The association could not guarantee that any donations would be returned if the college closes. The group does not have tax-exempt status and donations are not tax-deductible.

Global University Systems recruits its students from more than 150 countries through a network of over 1,700 active independent education agents and 500 staff dedicated to marketing, sales and business development. The company’s founder and chief executive officer is Aaron Etingen, who in 2003 founded the London School of Business & Finance.

The company posted more than $300 million in revenue in the 12 months ending in February 2015, according to the credit agency Moody’s Investors Service.

If Dowling closes, it would be the third small, private liberal arts college to shut its doors in recent weeks. Burlington College in Vermont, formerly led by Jane Sanders, the wife of Democratic presidential candidate Sen. Bernie Sanders, announced it would close after taking on heavy debt. St. Catharine College in Kentucky had only 600 students this year and predicted that number to drop to 475 in the fall, according to the Chronicle of Higher Education, an industry publication.

Dowling College was founded by the late real estate investor and philanthropist Robert W. Dowling. The school is on property once owned by the Vanderbilt family and includes a mansion built in 1901.

For Katie McGrath, 31, a longtime resident of Oakdale, Dowling was an ever-present part of life.
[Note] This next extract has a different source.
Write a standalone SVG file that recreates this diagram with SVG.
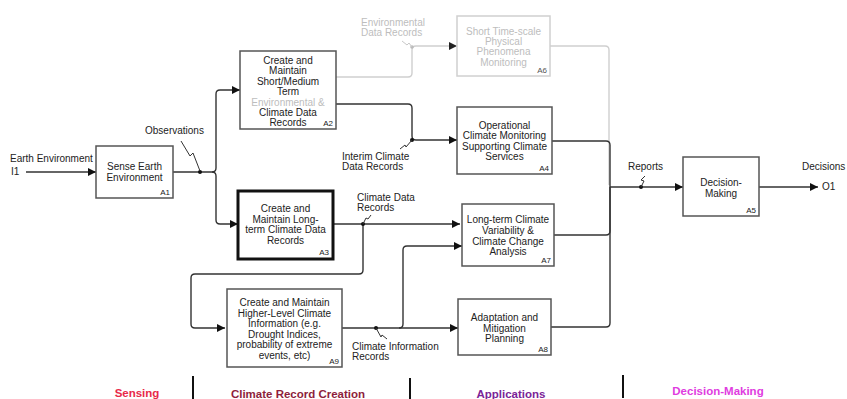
<svg xmlns="http://www.w3.org/2000/svg" width="847" height="399" viewBox="0 0 847 399">
<style>
text{font-family:"Liberation Sans",Arial,sans-serif;fill:#222}
.t{font-size:10px;text-anchor:middle}
.l{font-size:10px}
.id{font-size:8px;text-anchor:end}
.box{fill:#fff;stroke:#555;stroke-width:1.5}
.gbox{fill:#fff;stroke:#d0d0d0;stroke-width:1.5}
.gt{fill:#bdbdbd}
.c{fill:none;stroke:#333;stroke-width:1.4}
.g{fill:none;stroke:#cfcfcf;stroke-width:1.4}
.sq{fill:none;stroke:#333;stroke-width:1}
.sqg{fill:none;stroke:#c8c8c8;stroke-width:1}
.b{font-size:11.5px;font-weight:bold;text-anchor:middle}
</style>
<defs>
<marker id="ah" viewBox="0 0 10 10" refX="10" refY="5" markerWidth="9" markerHeight="8" markerUnits="userSpaceOnUse" orient="auto"><path d="M0,0L10,5L0,10z" fill="#111"/></marker>
<marker id="ahg" viewBox="0 0 10 10" refX="10" refY="5" markerWidth="9" markerHeight="8" markerUnits="userSpaceOnUse" orient="auto"><path d="M0,0L10,5L0,10z" fill="#222"/></marker>
</defs>
<rect width="847" height="399" fill="#fff"/>

<g id="connectors">
<path class="c" d="M26,172H96" marker-end="url(#ah)"/>
<path class="c" d="M173,172H212Q216,172 216,168V94Q216,90 220,90H240" marker-end="url(#ah)"/>
<path class="c" d="M212,172Q216,172 216,176V220Q216,224 220,224H238" marker-end="url(#ah)"/>
<path class="g" d="M336,77H408Q412,77 412,73V50Q412,46 416,46H457" marker-end="url(#ahg)"/>
<path class="c" d="M336,104H408Q412,104 412,108V136Q412,140 416,140H457" marker-end="url(#ah)"/>
<path class="g" d="M550,46H605Q609,46 609,50V185"/>
<path class="c" d="M552,141H606Q610,141 610,145V187"/>
<path class="c" d="M554,235H606Q610,235 610,231V187"/>
<path class="c" d="M551,327H606Q610,327 610,323V187"/>
<path class="c" d="M610,187H683" marker-end="url(#ah)"/>
<path class="c" d="M333,224H460" marker-end="url(#ah)"/>
<path class="c" d="M363,224V270Q363,274 359,274H195Q191,274 191,278V324Q191,328 195,328H225" marker-end="url(#ah)"/>
<path class="c" d="M342,328H458" marker-end="url(#ah)"/>
<path class="c" d="M399,328Q403,328 403,324V250Q403,246 407,246H462" marker-end="url(#ah)"/>
<path class="c" d="M759,187H818" marker-end="url(#ah)"/>
<circle cx="200" cy="172" r="2" fill="#111"/>
<circle cx="412" cy="47" r="1.8" fill="#bbb"/>
<circle cx="412" cy="140" r="2" fill="#111"/>
<circle cx="363" cy="224" r="2" fill="#111"/>
<circle cx="376" cy="328" r="2" fill="#111"/>
<circle cx="641" cy="187" r="2" fill="#111"/>
<polyline class="sq" points="181,141 190,156 193,153 200,171"/>
<polyline class="sqg" points="402,41 407,45 409,43 412,47"/>
<polyline class="sq" points="400,149 405,145 406,147 412,140"/>
<polyline class="sq" points="371,215 368,219 366,218 363,224"/>
<polyline class="sq" points="387,339 382,335 381,337 376,328"/>
<polyline class="sq" points="645,176 641,180 644,181 641,187"/>
</g>

<g id="labels">
<text class="l" x="10" y="162">Earth Environment</text>
<text class="l" x="11" y="175">I1</text>
<text class="l" x="145" y="134">Observations</text>
<text class="l gt" x="361" y="26">Environmental</text>
<text class="l gt" x="361" y="36">Data Records</text>
<text class="l" x="342" y="160">Interim Climate</text>
<text class="l" x="342" y="170">Data Records</text>
<text class="l" x="357" y="201">Climate Data</text>
<text class="l" x="357" y="211">Records</text>
<text class="l" x="352" y="350">Climate Information</text>
<text class="l" x="352" y="360">Records</text>
<text class="l" x="628" y="170">Reports</text>
<text class="l" x="802" y="170">Decisions</text>
<text class="l" x="822" y="190">O1</text>
</g>

<g id="A1">
<rect class="box" x="96" y="146" width="77" height="52"/>
<text class="t" x="134.5" y="169.5">Sense Earth</text>
<text class="t" x="134.5" y="180.5">Environment</text>
<text class="id" x="170" y="195">A1</text>
</g>
<g id="A2">
<rect class="box" x="240" y="51" width="96" height="78"/>
<text class="t" x="288" y="63.5">Create and</text>
<text class="t" x="288" y="74">Maintain</text>
<text class="t" x="288" y="84.5">Short/Medium</text>
<text class="t" x="288" y="95">Term</text>
<text class="t gt" x="288" y="105.5">Environmental &amp;</text>
<text class="t" x="288" y="116">Climate Data</text>
<text class="t" x="288" y="126">Records</text>
<text class="id" x="333" y="126">A2</text>
</g>
<g id="A6">
<rect class="gbox" x="457" y="16" width="93" height="60"/>
<text class="t gt" x="503.5" y="34.5">Short Time-scale</text>
<text class="t gt" x="503.5" y="44.5">Physical</text>
<text class="t gt" x="503.5" y="55">Phenomena</text>
<text class="t gt" x="503.5" y="65.5">Monitoring</text>
<text class="id" x="547" y="73" style="fill:#555">A6</text>
</g>
<g id="A4">
<rect class="box" x="457" y="107" width="95" height="67"/>
<text class="t" x="504.5" y="128.5">Operational</text>
<text class="t" x="504.5" y="139">Climate Monitoring</text>
<text class="t" x="504.5" y="149.5">Supporting Climate</text>
<text class="t" x="504.5" y="159.5">Services</text>
<text class="id" x="549" y="171">A4</text>
</g>
<g id="A3">
<rect x="238" y="191" width="95" height="68" fill="#fff" stroke="#111" stroke-width="3"/>
<text class="t" x="285.5" y="212">Create and</text>
<text class="t" x="285.5" y="222.5">Maintain Long-</text>
<text class="t" x="285.5" y="233">term Climate Data</text>
<text class="t" x="285.5" y="244">Records</text>
<text class="id" x="329" y="255">A3</text>
</g>
<g id="A7">
<rect class="box" x="462" y="204" width="92" height="62"/>
<text class="t" x="508" y="222.5">Long-term Climate</text>
<text class="t" x="508" y="233.5">Variability &amp;</text>
<text class="t" x="508" y="244.5">Climate Change</text>
<text class="t" x="508" y="254.5">Analysis</text>
<text class="id" x="551" y="263">A7</text>
</g>
<g id="A9">
<rect class="box" x="227" y="289" width="115" height="78"/>
<text class="t" x="284.5" y="305.5">Create and Maintain</text>
<text class="t" x="284.5" y="316.5">Higher-Level Climate</text>
<text class="t" x="284.5" y="326.5">Information (e.g.</text>
<text class="t" x="284.5" y="337.5">Drought Indices,</text>
<text class="t" x="284.5" y="348">probability of extreme</text>
<text class="t" x="284.5" y="358.5">events, etc)</text>
<text class="id" x="339" y="364">A9</text>
</g>
<g id="A8">
<rect class="box" x="458" y="299" width="93" height="56"/>
<text class="t" x="504.5" y="321">Adaptation and</text>
<text class="t" x="504.5" y="331.5">Mitigation</text>
<text class="t" x="504.5" y="341.5">Planning</text>
<text class="id" x="548" y="352">A8</text>
</g>
<g id="A5">
<rect class="box" x="683" y="157" width="76" height="59"/>
<text class="t" x="721" y="185.5">Decision-</text>
<text class="t" x="721" y="196.5">Making</text>
<text class="id" x="756" y="213">A5</text>
</g>

<g id="phases">
<line x1="193" y1="376" x2="193" y2="399" stroke="#111" stroke-width="2"/>
<line x1="410" y1="378" x2="410" y2="399" stroke="#111" stroke-width="2"/>
<line x1="623" y1="375" x2="623" y2="398" stroke="#111" stroke-width="2"/>
<text class="b" x="137" y="397" style="fill:#e8294a">Sensing</text>
<text class="b" x="298" y="398" style="fill:#8e1e3c">Climate Record Creation</text>
<text class="b" x="511" y="398" style="fill:#7b2497">Applications</text>
<text class="b" x="718" y="395" style="fill:#e03ce0">Decision-Making</text>
</g>
</svg>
On Tuesday, the 2007 graduate was back on campus to pick up her transcript. McGrath, who was a member of Dowling’s cross-country team, said she met her fiancé Matt Dideriksen, who was on the rowing team, at the college.

When McGrath, who got her degree in education and works as a personal trainer, said she found out through social media last week about Dowling’s expected closing and was “sad, but not too surprised.”

“I heard they were having some problems for a while,” McGrath said.